Amy Craton is a typical college student. She loves scrolling through Facebook, watching Netflix, and going to bed way too late.
There's just one small difference between her and her classmates: Craton is 93 years old.
"Sitting here one day in front of the computer, I thought, boy, I'm just wasting my time here. I think I'll go back to college and finish my degree," Craton, who lives in Honolulu, told NBC News.
Special section: Get tips and advice about college at College Game Plan
Craton first went to college decades ago, but the mother of four had to cut her studies short to get a full-time job after she and her husband divorced.
She worked as an administrative assistant for a chemical plant for years, and always dreamed of finishing her degree. But because she now uses a wheelchair and is hard of hearing, attending college in person wasn't a possibility.
So after her son suggested she take classes online, Craton decided to enroll in virtual courses through Southern New Hampshire University — a school she chose, she said, because it brought back fond memories of vacationing in New Hampshire as a child. Craton is pursuing a Bachelor's in creative writing and English through the university's online portal.
Despite her age — she'll be 94 by the time she graduates in the fall — the computer-savvy Craton hasn't encountered any technical difficulties.
"I'm on Facebook and I email. I'm all over. The minute I get up in the morning, I go over and I check the news here and in the world," she said. "I'm comfortable being online."

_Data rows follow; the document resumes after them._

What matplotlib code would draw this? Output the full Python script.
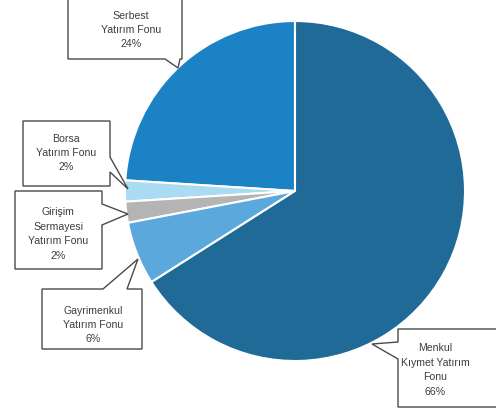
import matplotlib.pyplot as plt
from matplotlib.patches import Polygon

labels = ["Serbest\nYatırım Fonu\n24%",
          "Borsa\nYatırım Fonu\n2%",
          "Girişim\nSermayesi\nYatırım Fonu\n2%",
          "Gayrimenkul\nYatırım Fonu\n6%",
          "Menkul\nKıymet Yatırım\nFonu\n66%"]
values = [24, 2, 2, 6, 66]
colors = ["#1b82c5", "#a9dbf2", "#b4b4b4", "#5ba8dd", "#1f6a97"]

W, H = 496, 410

# callout shapes in pixel coords (y down), text anchor
callouts = [
    ([(68, -3), (182, -3), (182, 60), (180, 60), (178, 69), (165, 60), (68, 60)], (131, 30)),
    ([(23, 122), (110, 122), (110, 158), (128, 190), (110, 173), (110, 187), (23, 187)], (66, 153)),
    ([(15, 192), (102, 192), (102, 205), (128, 215), (102, 226), (102, 270), (15, 270)], (58, 234)),
    ([(42, 290), (103, 290), (138, 260), (127, 290), (142, 290), (142, 350), (42, 350)], (93, 325)),
    ([(398, 330), (499, 330), (499, 408), (398, 408), (398, 360), (372, 345), (398, 343)], (435, 370)),
]


def px(x, y):
    return x, H - y


fig = plt.figure(figsize=(W / 100, H / 100), dpi=100)
ax = fig.add_axes([0, 0, 1, 1])

ax.pie(values, colors=colors, startangle=90, counterclock=True,
       center=px(295, 192), radius=170,
       wedgeprops=dict(edgecolor="white", linewidth=1.5))

for (pts, (tx, ty)), lab in zip(callouts, labels):
    poly = Polygon([px(x, y) for x, y in pts], closed=True,
                   facecolor="white", edgecolor="#4a4a4a", linewidth=1.0, zorder=3)
    ax.add_patch(poly)
    ax.text(*px(tx, ty), lab, ha="center", va="center", fontsize=7.6,
            family="Liberation Sans", color="#3d3d3d",
            linespacing=1.55, zorder=4)

ax.set_xlim(0, W)
ax.set_ylim(0, H)
ax.set_aspect("equal")
ax.axis("off")

plt.savefig("out.png", dpi=100)
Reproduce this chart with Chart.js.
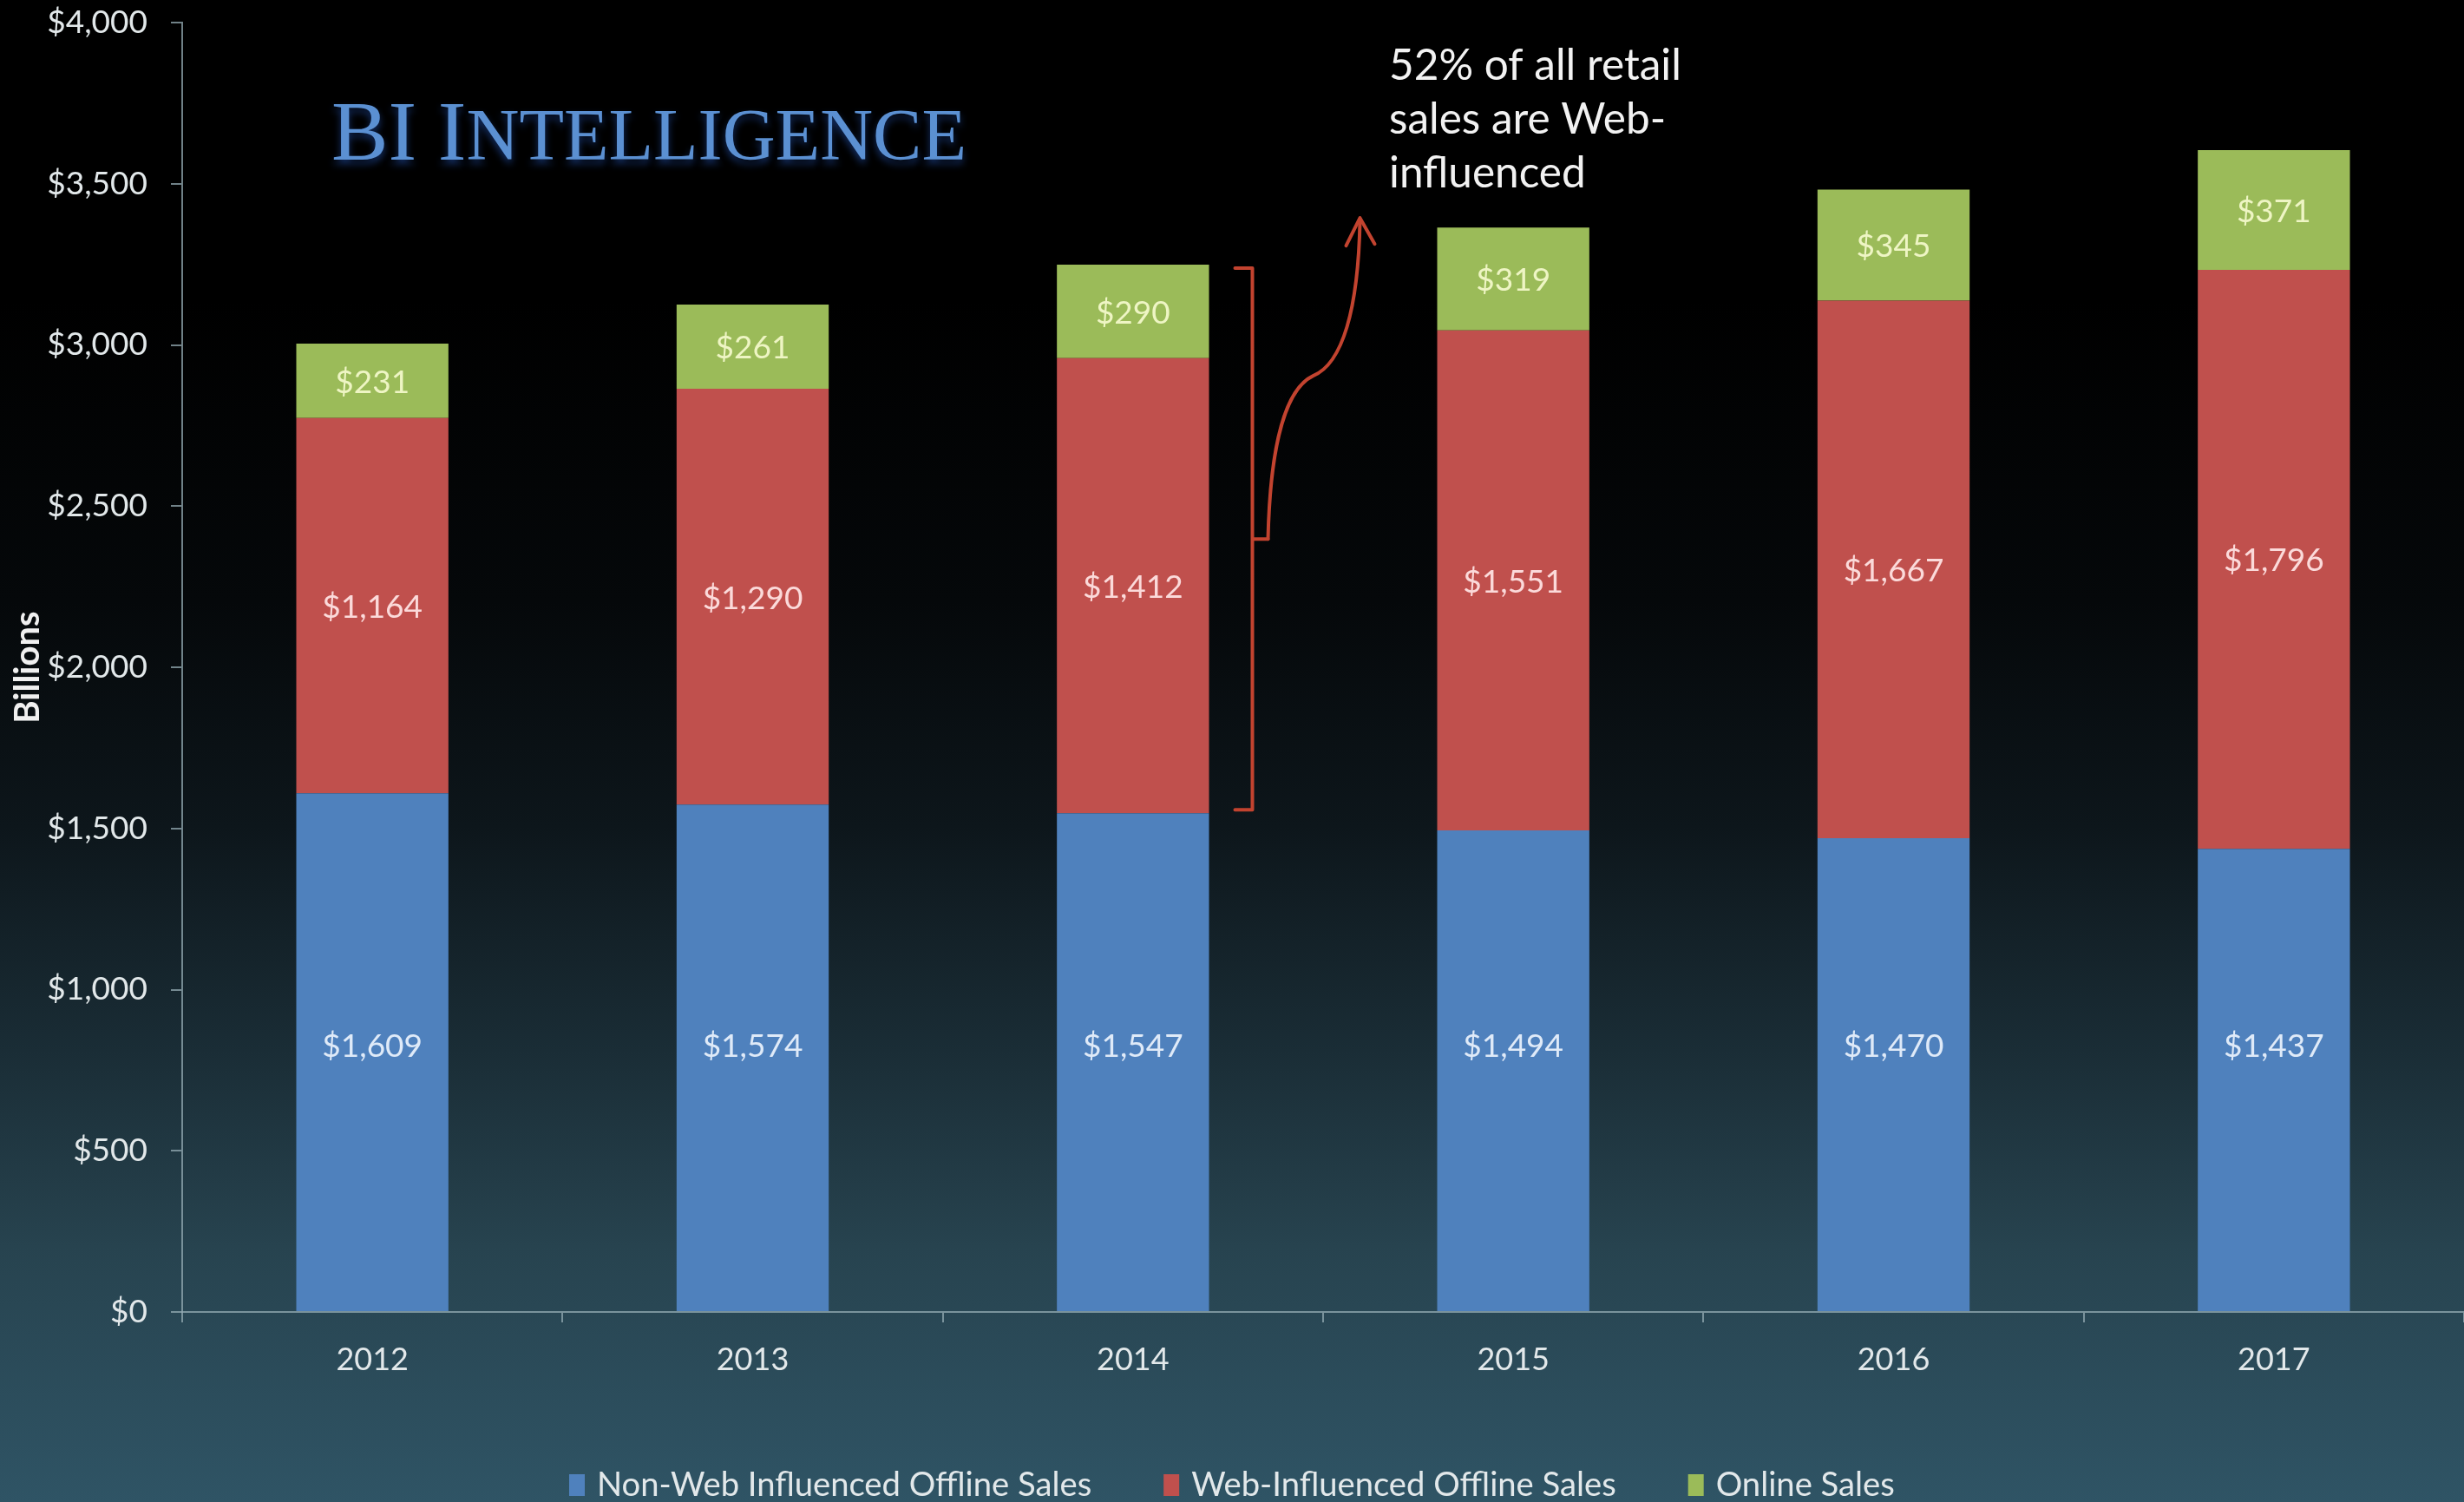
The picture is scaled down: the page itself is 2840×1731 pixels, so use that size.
<!DOCTYPE html>
<html>
<head>
<meta charset="utf-8">
<script src="https://cdn.jsdelivr.net/npm/chart.js@4.4.1/dist/chart.umd.min.js"></script>
<style>
  html, body { margin: 0; padding: 0; overflow: hidden; }
  body {
    width: 2840px; height: 1731px;
    background: linear-gradient(to bottom, #000000 0%, #000000 20%, #05080a 40%, #0d161b 55%, #1a2d36 70%, #27434f 83%, #2f5465 100%);
  }
  #wrap { position: absolute; left: 0; top: 0; width: 2840px; height: 1731px; }
</style>
</head>
<body>
<div id="wrap"><canvas id="c" width="2840" height="1731"></canvas></div>
<script>
// ---- Data ----
const categories = ['2012', '2013', '2014', '2015', '2016', '2017'];
const nonWebOffline = [1609, 1574, 1547, 1494, 1470, 1437];
const webInfluencedOffline = [1164, 1290, 1412, 1551, 1667, 1796];
const onlineSales = [231, 261, 290, 319, 345, 371];
const seriesNames = ['Non-Web Influenced Offline Sales', 'Web-Influenced Offline Sales', 'Online Sales'];
const yTickMax = 4000;
const yTickStep = 500;
const titleParts = [['BI ', 1], ['I', 1], ['NTELLIGENCE', 0.86]];
const annotationLines = ['52% of all retail', 'sales are Web-', 'influenced'];
const bracketCategoryIndex = 2;

// ---- Styles ----
const FONT = 'Lato';
const axisColor = 'rgba(150,172,180,0.75)';
const tickColor = '#e2e8ea';
const barColors = ['#4f81bd', '#c0504d', '#9bbb59'];
const labelColors = ['#dfeaf8', '#fbdada', '#eef5c4'];
const accentRed = '#c2432f';
const bottomLabelAnchor = 830; // bottom-series labels sit at a common height, as in the source

function money(v) { return '$' + Number(v).toLocaleString('en-US'); }

function fitSize(ctx, text, font, target) {
  ctx.font = font.replace('SIZE', '100px');
  const w = ctx.measureText(text).width;
  return 100 * target / w;
}

const overlayPlugin = {
  id: 'overlay',
  afterDatasetsDraw(chart) {
    const ctx = chart.ctx;
    const yScale = chart.scales.y;
    ctx.save();
    ctx.textAlign = 'center';
    ctx.textBaseline = 'middle';
    ctx.font = '37px ' + FONT;
    chart.data.datasets.forEach((ds, di) => {
      const meta = chart.getDatasetMeta(di);
      meta.data.forEach((el, i) => {
        let y = (el.y + el.base) / 2;
        if (di === 0) y = yScale.getPixelForValue(bottomLabelAnchor);
        ctx.fillStyle = labelColors[di];
        ctx.fillText(money(ds.data[i]), el.x, y + 2);
      });
    });
    ctx.restore();
  },
  afterDraw(chart) {
    const ctx = chart.ctx;

    // Title (small caps drawn as two sizes of capitals)
    ctx.save();
    const serif = '"Liberation Serif"';
    const base = 96;
    let total = 0;
    titleParts.forEach(([t, s]) => { ctx.font = (base * s) + 'px ' + serif; total += ctx.measureText(t).width; });
    const k = 732 / total;
    let tx = 382;
    ctx.fillStyle = '#5b90d2';
    ctx.shadowColor = 'rgba(30,70,150,0.7)';
    ctx.shadowBlur = 8;
    ctx.shadowOffsetY = 5;
    ctx.textBaseline = 'alphabetic';
    ctx.textAlign = 'left';
    titleParts.forEach(([t, s]) => {
      ctx.font = (base * s * k).toFixed(1) + 'px ' + serif;
      ctx.fillText(t, tx, 184);
      tx += ctx.measureText(t).width;
    });
    ctx.restore();

    // Annotation text
    ctx.save();
    const annSize = fitSize(ctx, annotationLines[0], '400 SIZE ' + FONT, 337);
    ctx.font = '400 ' + annSize.toFixed(1) + 'px ' + FONT;
    ctx.fillStyle = '#f2f2f2';
    ctx.textBaseline = 'alphabetic';
    ctx.textAlign = 'left';
    annotationLines.forEach((t, i) => ctx.fillText(t, 1601, 92 + i * 62));
    ctx.restore();

    // Bracket around 2014 web-influenced share
    const webMeta = chart.getDatasetMeta(1);
    const onMeta = chart.getDatasetMeta(2);
    const redEl = webMeta.data[bracketCategoryIndex];
    const greenEl = onMeta.data[bracketCategoryIndex];
    const right = redEl.x + redEl.width / 2;
    const yTop = greenEl.y;
    const yBot = redEl.base;
    const xLine = right + 50;
    const yMid = (yTop + yBot) / 2;
    ctx.save();
    ctx.strokeStyle = accentRed;
    ctx.lineWidth = 4;
    ctx.lineJoin = 'round';
    ctx.lineCap = 'round';
    ctx.beginPath();
    ctx.moveTo(right + 30, yTop + 4);
    ctx.lineTo(xLine, yTop + 4);
    ctx.lineTo(xLine, yBot - 4);
    ctx.lineTo(right + 30, yBot - 4);
    ctx.moveTo(xLine, yMid);
    ctx.lineTo(right + 68, yMid);
    ctx.stroke();
    const sx = right + 68, sy = yMid;
    ctx.beginPath();
    ctx.moveTo(sx, sy);
    ctx.bezierCurveTo(sx + 2, sy - 85, sx + 14, sy - 170, sx + 52, sy - 188);
    ctx.bezierCurveTo(sx + 86, sy - 202, sx + 104, sy - 265, sx + 106, sy - 366);
    ctx.stroke();
    ctx.beginPath();
    ctx.moveTo(sx + 90, sy - 338);
    ctx.lineTo(sx + 106, sy - 370);
    ctx.lineTo(sx + 123, sy - 340);
    ctx.stroke();
    ctx.restore();

    // Legend
    ctx.save();
    const legSize = fitSize(ctx, seriesNames[0], '400 SIZE ' + FONT, 571);
    ctx.font = '400 ' + legSize.toFixed(1) + 'px ' + FONT;
    ctx.textBaseline = 'middle';
    ctx.textAlign = 'left';
    let lx = 656;
    const ly = 1712;
    chart.data.datasets.forEach((ds) => {
      ctx.fillStyle = ds.backgroundColor;
      ctx.fillRect(lx, ly - 13, 18, 25);
      ctx.fillStyle = tickColor;
      ctx.fillText(ds.label, lx + 32, ly);
      lx += 32 + ctx.measureText(ds.label).width + 83;
    });
    ctx.restore();
  }
};

const datasets = [nonWebOffline, webInfluencedOffline, onlineSales].map((d, i) => ({
  label: seriesNames[i],
  data: d,
  backgroundColor: barColors[i],
  borderWidth: 0,
  categoryPercentage: 1.0,
  barPercentage: 0.4
}));

new Chart(document.getElementById('c'), {
  type: 'bar',
  data: { labels: categories, datasets },
  options: {
    responsive: false,
    devicePixelRatio: 1,
    animation: false,
    layout: { padding: { top: 26, right: 0, left: 0, bottom: 0 } },
    plugins: { legend: { display: false }, tooltip: { enabled: false } },
    scales: {
      x: {
        stacked: true,
        grid: { display: true, offset: true, drawOnChartArea: false, drawTicks: true, tickLength: 12, color: axisColor, lineWidth: 2 },
        border: { display: true, color: axisColor, width: 2 },
        ticks: { color: tickColor, font: { family: FONT, size: 36 }, padding: 22 },
        afterFit(scale) { scale.height = 219; scale.paddingLeft = 0; scale.paddingRight = 0; }
      },
      y: {
        stacked: true,
        min: 0,
        max: yTickMax,
        grid: { display: true, drawOnChartArea: false, drawTicks: true, tickLength: 13, color: axisColor, lineWidth: 2 },
        border: { display: true, color: axisColor, width: 2 },
        ticks: { stepSize: yTickStep, color: tickColor, font: { family: FONT, size: 37 }, padding: 27, callback: (v) => money(v) },
        title: { display: true, text: 'Billions', color: '#f0f0f0', font: { family: FONT, size: 40, weight: 'bold' }, padding: { top: 8, bottom: 0 } },
        afterFit(scale) { scale.width = 210; scale.paddingTop = 0; scale.paddingBottom = 0; }
      }
    }
  },
  plugins: [overlayPlugin]
});
</script>
</body>
</html>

With a 4.0 GPA, she also hasn't had any trouble keeping up with the course load, said her academic adviser, Chrisandra Bauer, who has worked with Craton since she enrolled in September 2014.
Bauer called Craton "so persistent and so dedicated," and said she rarely reaches out for help.
"This is kind of something amazing for me to witness," Bauer told NBC News. "She's just that kind of student that takes initiative and figures things out on her own."
University officials say Craton will be the oldest student to ever get her degree from Southern New Hampshire University. She may also be one of the oldest students in the U.S., although records are hard to come by: According to the National Center for Education Statistics, just 5 percent of undergraduates at private four-year non-profit institutions are 35 and older, but it doesn't break down the statistics beyond that.
The biggest challenge Craton has encountered is the six-hour time difference between Hawaii and New Hampshire. To get her assignments in on time, Craton will often stay up until the wee hours of the morning.
"At nighttime, it's a good time for me to do my studying and my writing. It will be sometimes 5 o'clock in the morning before I go to bed," she said.
Craton has two terms left before she graduates in October.
"She isn't able to travel [to commencement] so she'll actually be getting her diploma in the mail," Bauer said. "That's something I'm working on, with making sure we'll be able to send a nice package, have it framed. Just to make it a little bit more special."
After Craton graduates, she plans to use her degree to write poetry. She's already bought a haikus for beginners book, along with other books on poetry.
"It's never dull. I've always got something to do. And I'm always learning something," she said.